As the heat around the #EndSARS intensifies, there is the conversation around the reason why people are protesting and calling for a permanent end to the Federal Special Anti-Robbery Squad (FSARS). Some say it is for clout, others claim it is from a genuine place of concern for progress.
Force PRO, DCP Frank Mba in a live interview on Channels TV Friday, called it an opportunity for people with bad intent to carry out heinous crimes.
— Instablog9ja (@instablog9ja) October 9, 2020
All of these reasons do not dispute the fact that there is a problem that needs immediate solutions. With protests picking up heat since yesterday, Nigerians are sending a resounding message and making their voices count. The question of the intent of protesters is besides the point and an unnecessary deflection from the fact of these protests.

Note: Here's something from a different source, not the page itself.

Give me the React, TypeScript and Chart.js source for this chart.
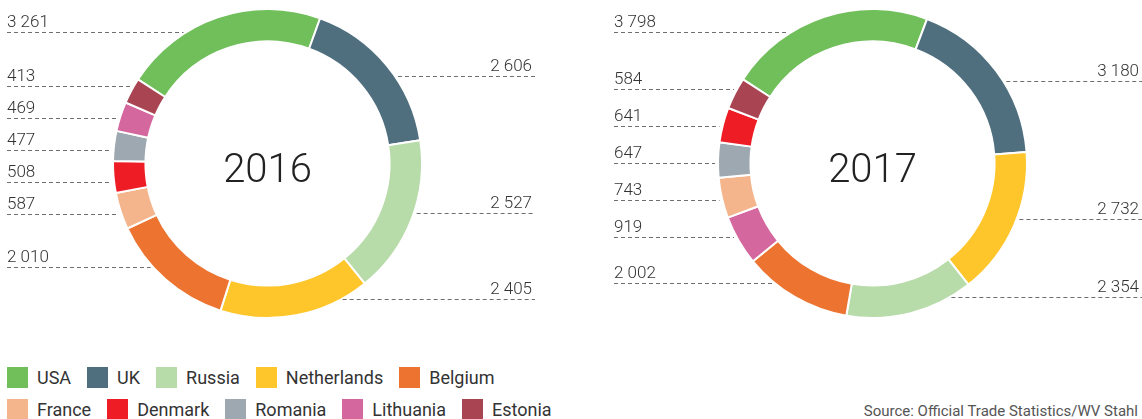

Join the protest for anything.
Join for clout, join for food, join for anything.
just stay on message.
— Tech Bro (@OdunEweniyi) October 9, 2020
We have seen this diversionary tactic from protests around the world; most recently the Black Lives Matter movement. We saw as United States law makers and government officials expressed more concern for the statues that were struck down by protesters (despite the racist history of those statues). We saw them prosecute protesters on the ground of domestic terrorism while the perpetrators of the crime that brought about the protests in the first place walked free.
Many of us are seeing a remarkable wave of change and boldness from Nigerians who will no longer sit back and watch a domestic terror continue for as long as it wanted. These protests are important not just for this current situation that continues to find firm ground in its undivided message, but for the way we will begin to approach harmful systems in the country.
So it scarcely matters if anyone is marching just to gain clout or increase their social importance. It doesn’t matter if some people’s activism isn’t inspired from a place of genuine care. And as far as protests go, there are bound to be opportunists and people with bad intents.